I'll quickly introduce myself seeing as this is my first post here... We are Jules & Jeff and retired to France (Dordogne Region) from the UK just over 3 years ago. Our original idea was to go to Greece but learning the language put us off. we've picked up French quite well (me more than Jeff) but disappointed with many things including the weather here.

Anyway, we're considering moving to Spain next year (house not on the market yet) and just doing a bit of research. One of the main problems we found here was not being able to register our motorbikes. Jeff has a 2000 Suzuki Hayabusa and I have a 1997 Honda CBR400RR. Does anyone know the regulations for importing bikes into Spain. They're still registered in the UK at the moment.

This is probably just one of many questions we'll probably have whilst planning the move so any comments thoughts are welcome.

Jules


----------



## mkettner (May 31, 2007)

First, I wanted to welcome you to our forum and taking the necessary steps to become a member. There are a lot of great contributing members that will help answer a variety of questions like the one you have posed here.
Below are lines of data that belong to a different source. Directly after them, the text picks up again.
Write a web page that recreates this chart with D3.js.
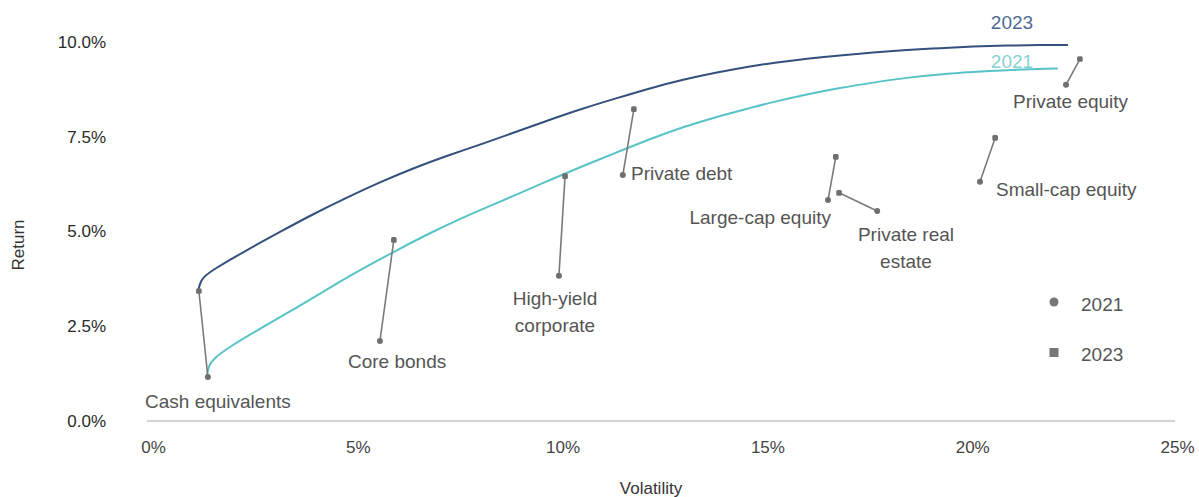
<!DOCTYPE html>
<html>
<head>
<meta charset="utf-8">
<script src="https://cdn.jsdelivr.net/npm/d3@7"></script>
<style>
  body { margin: 0; background: #fff; }
  svg { display: block; }
  .note { font-family: "Liberation Sans Narrow", "Liberation Sans", sans-serif; fill: #555; }
</style>
</head>
<body>
<div id="chart"></div>
<script>
// set svg size
var width = 1199;
var height = 497;

// asset classes, one connector per asset (2021 -> 2023)
var assets = ["Cash equivalents", "Core bonds", "High-yield corporate", "Private debt",
              "Large-cap equity", "Private real estate", "Small-cap equity", "Private equity"];
var vol2021 = [1.34, 5.54, 9.91, 11.47, 16.48, 17.68, 20.19, 22.29];
var ret2021 = [1.16, 2.11, 3.83, 6.49, 5.83, 5.54, 6.31, 8.87];
var vol2023 = [1.12, 5.88, 10.06, 11.74, 16.67, 16.75, 20.56, 22.63];
var ret2023 = [3.43, 4.78, 6.46, 8.23, 6.97, 6.02, 7.47, 9.55];

// efficient frontier, 2021
var frontVol2021 = [1.32, 1.36, 1.46, 1.88, 2.69, 3.52, 4.32, 5.13, 5.96, 6.76, 7.57, 8.06, 8.89, 9.69,
                    10.50, 11.33, 12.13, 12.94, 13.77, 14.58, 15.14, 15.97, 16.77, 17.58, 18.41,
                    19.21, 20.02, 20.85, 21.66, 22.09];
var frontRet2021 = [1.22, 1.45, 1.63, 1.97, 2.48, 3.00, 3.52, 4.03, 4.51, 4.96, 5.37, 5.60, 5.98, 6.36,
                    6.73, 7.09, 7.44, 7.76, 8.03, 8.26, 8.42, 8.62, 8.79, 8.93, 9.06,
                    9.15, 9.21, 9.26, 9.29, 9.30];
// efficient frontier, 2023
var frontVol2023 = [1.10, 1.14, 1.22, 1.46, 2.29, 3.10, 3.91, 4.74, 5.54, 6.35, 7.18, 8.06, 8.89, 9.69,
                    10.50, 11.33, 12.13, 12.94, 13.77, 14.58, 15.14, 15.97, 16.77, 17.58, 18.41,
                    19.21, 20.02, 20.85, 21.66, 22.34];
var frontRet2023 = [3.40, 3.62, 3.79, 3.99, 4.51, 4.99, 5.46, 5.90, 6.30, 6.67, 7.00, 7.32, 7.64, 7.95,
                    8.25, 8.52, 8.78, 9.01, 9.20, 9.36, 9.45, 9.56, 9.65, 9.72, 9.79,
                    9.84, 9.88, 9.91, 9.92, 9.92];

var xTicks = [0, 5, 10, 15, 20, 25];
var yTicks = [0, 2.5, 5, 7.5, 10];
var years = ["2021", "2023"];

var col2021 = "#58c3c6";
var col2023 = "#34507c";

var svg = d3.select("#chart").append("svg")
    .attr("width", width)
    .attr("height", height);

var x = d3.scaleLinear().domain([0, 25]).range([153, 1177]);
var y = d3.scaleLinear().domain([0, 10]).range([421, 42]);

// baseline
svg.append("line")
   .attr("x1", 147).attr("x2", 1175)
   .attr("y1", y(0)).attr("y2", y(0))
   .attr("stroke", "#d4d4d4")
   .attr("stroke-width", 2);

// y axis labels
var yAxis = svg.append("g")
   .attr("transform", "translate(106,0)")
   .call(d3.axisLeft(y).tickValues(yTicks).tickSize(0).tickPadding(0)
         .tickFormat(function(d) { return d3.format(".1%")(d / 100); }));
yAxis.select(".domain").remove();
yAxis.selectAll("text")
   .attr("font-family", "Liberation Sans, Arial, sans-serif")
   .attr("font-size", 17)
   .attr("fill", "#2a2a2a");

// x axis labels
var xAxis = svg.append("g")
   .attr("transform", "translate(0," + y(0) + ")")
   .call(d3.axisBottom(x).tickValues(xTicks).tickSize(0).tickPadding(20)
         .tickFormat(function(d) { return d + "%"; }));
xAxis.select(".domain").remove();
xAxis.selectAll("text")
   .attr("font-family", "Liberation Sans Narrow, Liberation Sans, sans-serif")
   .attr("font-size", 17)
   .attr("fill", "#444");

// axis titles
svg.append("text")
   .text("Volatility")
   .attr("x", 651).attr("y", 494)
   .attr("text-anchor", "middle")
   .attr("font-family", "Liberation Sans, Arial, sans-serif")
   .attr("font-size", 17)
   .attr("fill", "#333");

svg.append("text")
   .text("Return")
   .attr("transform", "translate(24,245) rotate(-90)")
   .attr("text-anchor", "middle")
   .attr("font-family", "Liberation Sans, Arial, sans-serif")
   .attr("font-size", 17)
   .attr("fill", "#333");

// frontier lines
var line = d3.line()
   .x(function(d) { return x(d[0]); })
   .y(function(d) { return y(d[1]); })
   .curve(d3.curveBasis);

svg.append("path")
   .datum(d3.zip(frontVol2021, frontRet2021))
   .attr("d", line)
   .attr("fill", "none")
   .attr("stroke", col2021)
   .attr("stroke-width", 2);

svg.append("path")
   .datum(d3.zip(frontVol2023, frontRet2023))
   .attr("d", line)
   .attr("fill", "none")
   .attr("stroke", col2023)
   .attr("stroke-width", 2);

// line end labels
svg.append("text").attr("class", "note")
   .text("2023")
   .attr("x", 1012).attr("y", 29)
   .attr("text-anchor", "middle")
   .attr("font-size", 19)
   .style("fill", "#4d6a94");
svg.append("text").attr("class", "note")
   .text("2021")
   .attr("x", 1012).attr("y", 68)
   .attr("text-anchor", "middle")
   .attr("font-size", 19)
   .style("fill", "#86d3d3");

// connectors
var pts = assets.map(function(a, i) {
  return {name: a, v1: vol2021[i], r1: ret2021[i], v2: vol2023[i], r2: ret2023[i]};
});

svg.selectAll("line.conn")
   .data(pts)
   .enter()
   .append("line")
   .attr("class", "conn")
   .attr("x1", function(d) { return x(d.v1); })
   .attr("y1", function(d) { return y(d.r1); })
   .attr("x2", function(d) { return x(d.v2); })
   .attr("y2", function(d) { return y(d.r2); })
   .attr("stroke", "#7a7a7a")
   .attr("stroke-width", 1.6);

svg.selectAll("circle.p21")
   .data(pts)
   .enter()
   .append("circle")
   .attr("class", "p21")
   .attr("cx", function(d) { return x(d.v1); })
   .attr("cy", function(d) { return y(d.r1); })
   .attr("r", 3)
   .attr("fill", "#6f6f6f");

svg.selectAll("rect.p23")
   .data(pts)
   .enter()
   .append("rect")
   .attr("class", "p23")
   .attr("x", function(d) { return x(d.v2) - 2.8; })
   .attr("y", function(d) { return y(d.r2) - 2.8; })
   .attr("width", 5.6)
   .attr("height", 5.6)
   .attr("rx", 1.5)
   .attr("fill", "#6f6f6f");

// asset labels (text placement only)
var labelLayout = [
  {lines: ["Cash equivalents"], x: 145, y: 408, anchor: "start"},
  {lines: ["Core bonds"], x: 348, y: 368, anchor: "start"},
  {lines: ["High-yield", "corporate"], x: 555, y: 305, anchor: "middle"},
  {lines: ["Private debt"], x: 631, y: 180, anchor: "start"},
  {lines: ["Large-cap equity"], x: 831, y: 224, anchor: "end"},
  {lines: ["Private real", "estate"], x: 906, y: 241, anchor: "middle"},
  {lines: ["Small-cap equity"], x: 996, y: 196, anchor: "start"},
  {lines: ["Private equity"], x: 1013, y: 108, anchor: "start"}
];

labelLayout.forEach(function(l) {
  var t = svg.append("text").attr("class", "note")
     .attr("font-size", 19)
     .attr("text-anchor", l.anchor);
  l.lines.forEach(function(s, j) {
    t.append("tspan")
     .attr("x", l.x)
     .attr("y", l.y + j * 27)
     .text(s);
  });
});

// legend
var legend = svg.append("g").attr("transform", "translate(1054,0)");
legend.append("circle")
   .attr("cx", 0).attr("cy", 302).attr("r", 4.5)
   .attr("fill", "#777");
legend.append("rect")
   .attr("x", -4.5).attr("y", 348).attr("width", 9).attr("height", 9)
   .attr("fill", "#777");
legend.selectAll("text")
   .data(years)
   .enter()
   .append("text")
   .attr("class", "note")
   .text(function(d) { return d; })
   .attr("x", 27)
   .attr("y", function(d, i) { return 311 + i * 50; })
   .attr("font-size", 19);
</script>
</body>
</html>
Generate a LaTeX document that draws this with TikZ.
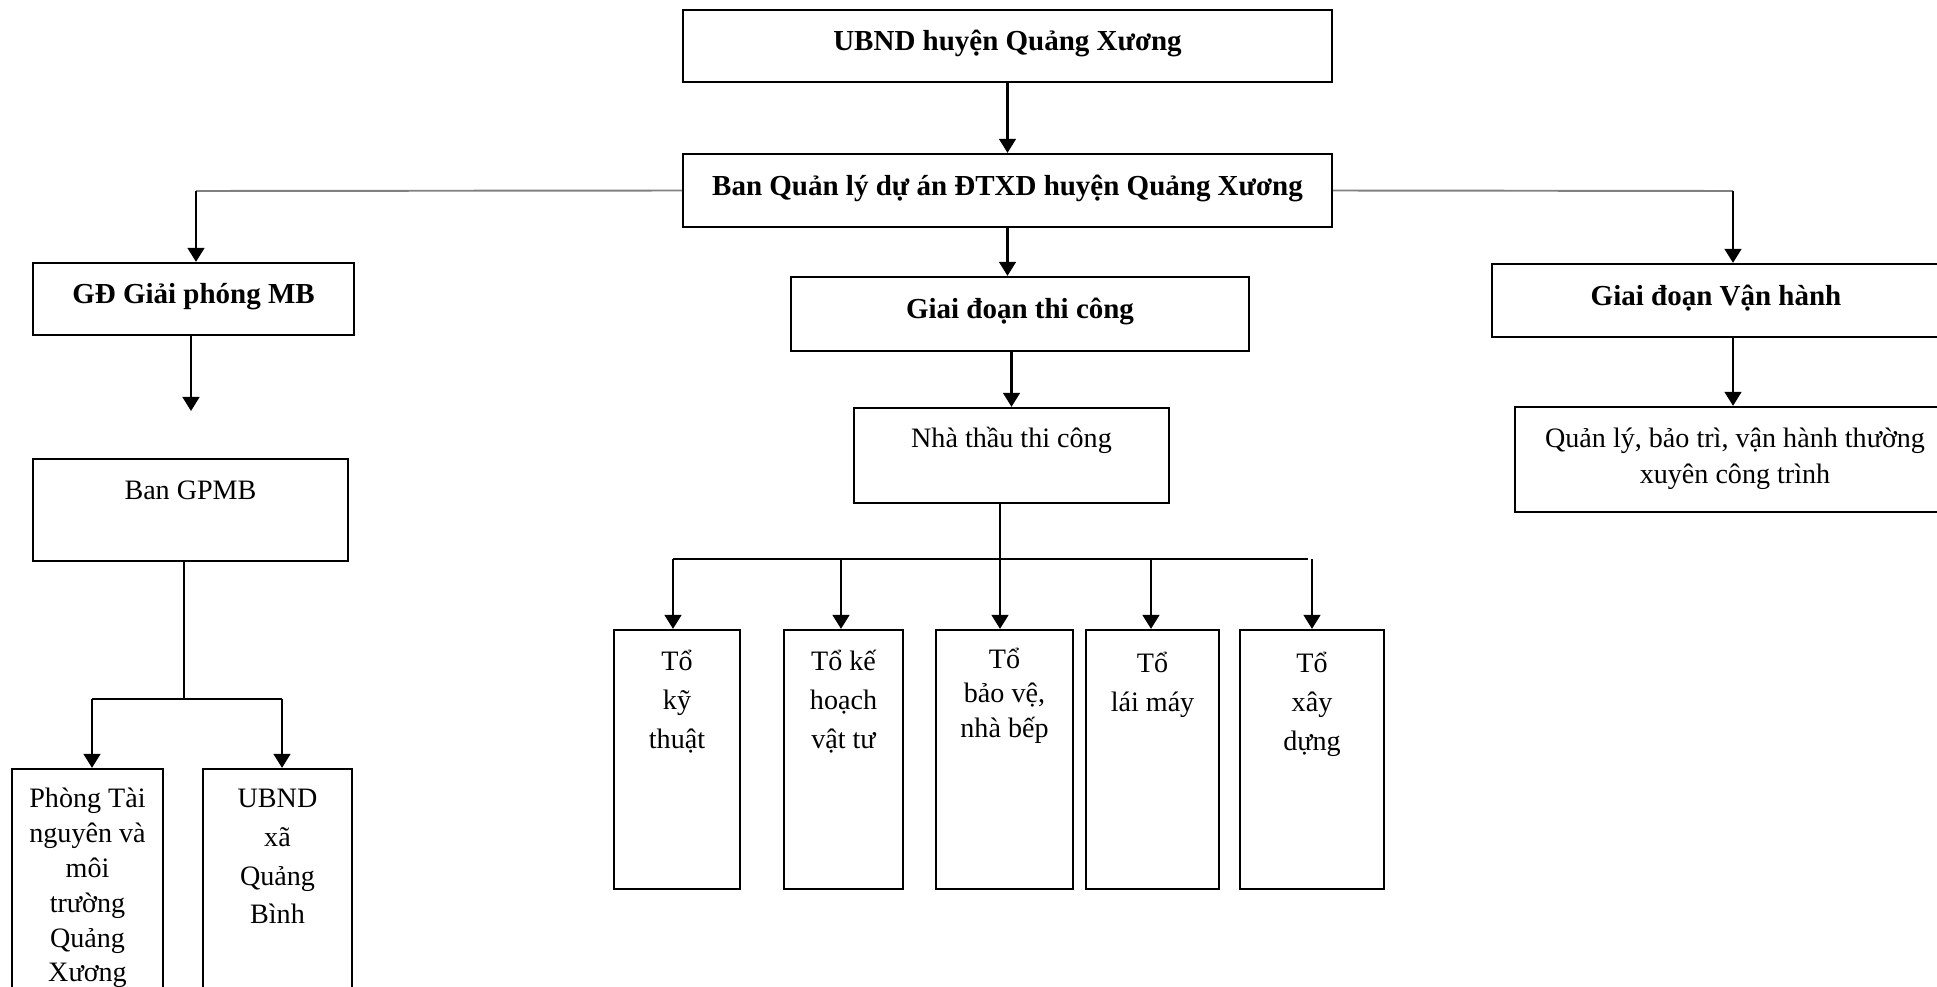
\documentclass[tikz,border=0pt]{standalone}
\usepackage{fontspec}
\setmainfont{Liberation Serif}
\usetikzlibrary{arrows.meta}

\begin{document}
\begin{tikzpicture}[x=0.02cm, y=-0.02cm,
  box/.style={draw, line width=1.3pt, inner sep=0pt},
  head/.style={font=\fontsize{16.5}{20}\selectfont\bfseries, text depth=6pt},
  txt/.style={anchor=north, inner sep=0pt, align=center, font=\fontsize{16}{22}\selectfont},
  line/.style={line width=1.5pt},
  arr/.style={line width=1.5pt, -{Triangle[width=9.5pt,length=8pt]}},
  greyline/.style={draw=gray, line width=1.1pt}]
\clip (0,0) rectangle (1937,987);

% top levels
\node[box, head, minimum width=12.98cm, minimum height=1.44cm] (ubnd) at (1007.5,46) {UBND huyện Quảng Xương};
\node[box, head, minimum width=12.98cm, minimum height=1.46cm] (banql) at (1007.5,190.5) {Ban Quản lý dự án ĐTXD huyện Quảng Xương};
\draw[arr] (ubnd.south) -- (banql.north);

% three stages
\node[box, head, minimum width=6.42cm, minimum height=1.44cm] (gd) at (193.5,299) {GĐ Giải phóng MB};
\node[box, head, minimum width=9.16cm, minimum height=1.48cm] (gtc) at (1020,314) {Giai đoạn thi công};
\node[box, head, minimum width=8.96cm, minimum height=1.46cm] (gvh) at (1716,300.5) {Giai đoạn Vận hành};

\coordinate (jl) at (196,191);
\coordinate (jr) at (1733,191);
\draw[greyline] (banql.west) -- (jl);
\draw[greyline] (banql.east) -- (jr);
\draw[arr] (jl) -- (jl |- gd.north);
\draw[arr] (jr) -- (jr |- gvh.north);
\draw[arr] (banql.south) -- (banql.south |- gtc.north);

% left branch
\coordinate (gdend) at (191,411);
\draw[arr] (gdend |- gd.south) -- (gdend);
\node[box, minimum width=6.3cm, minimum height=2.04cm] (bangpmb) at (190.5,510) {};
\node[txt] (bangpmb-t) at (190.5,481) {Ban GPMB};

\node[box, minimum width=3.02cm, minimum height=4.82cm] (phong) at (87.5,889.5) {};
\node[txt, font=\fontsize{16}{19.8}\selectfont] (phong-t) at (87.5,788) {Phòng Tài\\nguyên và\\môi\\trường\\Quảng\\Xương};
\node[box, minimum width=2.98cm, minimum height=4.82cm] (ubndxa) at (277.5,889.5) {};
\node[txt] (ubndxa-t) at (277.5,789) {UBND\\xã\\Quảng\\Bình};

\coordinate (sl) at (184,699);
\coordinate (sa) at (92,699);
\coordinate (sb) at (282,699);
\draw[line] (bangpmb.south -| sl) -- (sl);
\draw[line] (sa) -- (sb);
\draw[arr] (sa) -- (sa |- phong.north);
\draw[arr] (sb) -- (sb |- ubndxa.north);

% middle branch
\node[box, minimum width=6.3cm, minimum height=1.9cm] (nhathau) at (1011.5,455.5) {};
\node[txt] (nhathau-t) at (1011.5,427) {Nhà thầu thi công};
\draw[arr] (gtc.south -| nhathau.north) -- (nhathau.north);

\node[box, minimum width=2.52cm, minimum height=5.18cm] (tkt) at (677,759.5) {};
\node[box, minimum width=2.38cm, minimum height=5.18cm] (tkh) at (843.5,759.5) {};
\node[box, minimum width=2.74cm, minimum height=5.18cm] (tbv) at (1004.5,759.5) {};
\node[box, minimum width=2.66cm, minimum height=5.18cm] (tlm) at (1152.5,759.5) {};
\node[box, minimum width=2.88cm, minimum height=5.18cm] (txd) at (1312,759.5) {};
\node[txt] (tkt-t) at (677,650) {Tổ\\kỹ\\thuật};
\node[txt] (tkh-t) at (843.5,650) {Tổ kế\\hoạch\\vật tư};
\node[txt, font=\fontsize{16}{19.5}\selectfont] (tbv-t) at (1004.5,648) {Tổ\\bảo vệ,\\nhà bếp};
\node[txt] (tlm-t) at (1152.5,652) {Tổ\\lái máy};
\node[txt] (txd-t) at (1312,652) {Tổ\\xây\\dựng};

\coordinate (bus) at (1000,559);
\coordinate (busl) at (673,559);
\coordinate (busr) at (1308,559);
\draw[line] (nhathau.south -| bus) -- (bus);
\draw[line] (busl) -- (busr);
\foreach \n/\x in {tkt/673, tkh/841, tbv/1000, tlm/1151, txd/1312}{
  \coordinate (b\n) at (\x,559);
  \draw[arr] (b\n) -- (b\n |- \n.north);
}

% right branch
\node[box, minimum width=8.8cm, minimum height=2.1cm] (quanly) at (1735,459.5) {};
\node[txt, font=\fontsize{16}{20.5}\selectfont] (quanly-t) at (1735,428) {Quản lý, bảo trì, vận hành thường\\xuyên công trình};
\draw[arr] (jr |- gvh.south) -- (jr |- quanly.north);
\end{tikzpicture}
\end{document}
We also look forward to you sharing your experiences and advice with others as well.

As far as finding an answer to your question on how to register a motor bike, I am positive you have come to the right place as we have plenty of knowledgeable members who can assist you.

We look forward to providing a great experience for you and your future contributions to the community here at expatforum.com

All the best,

Michael


----------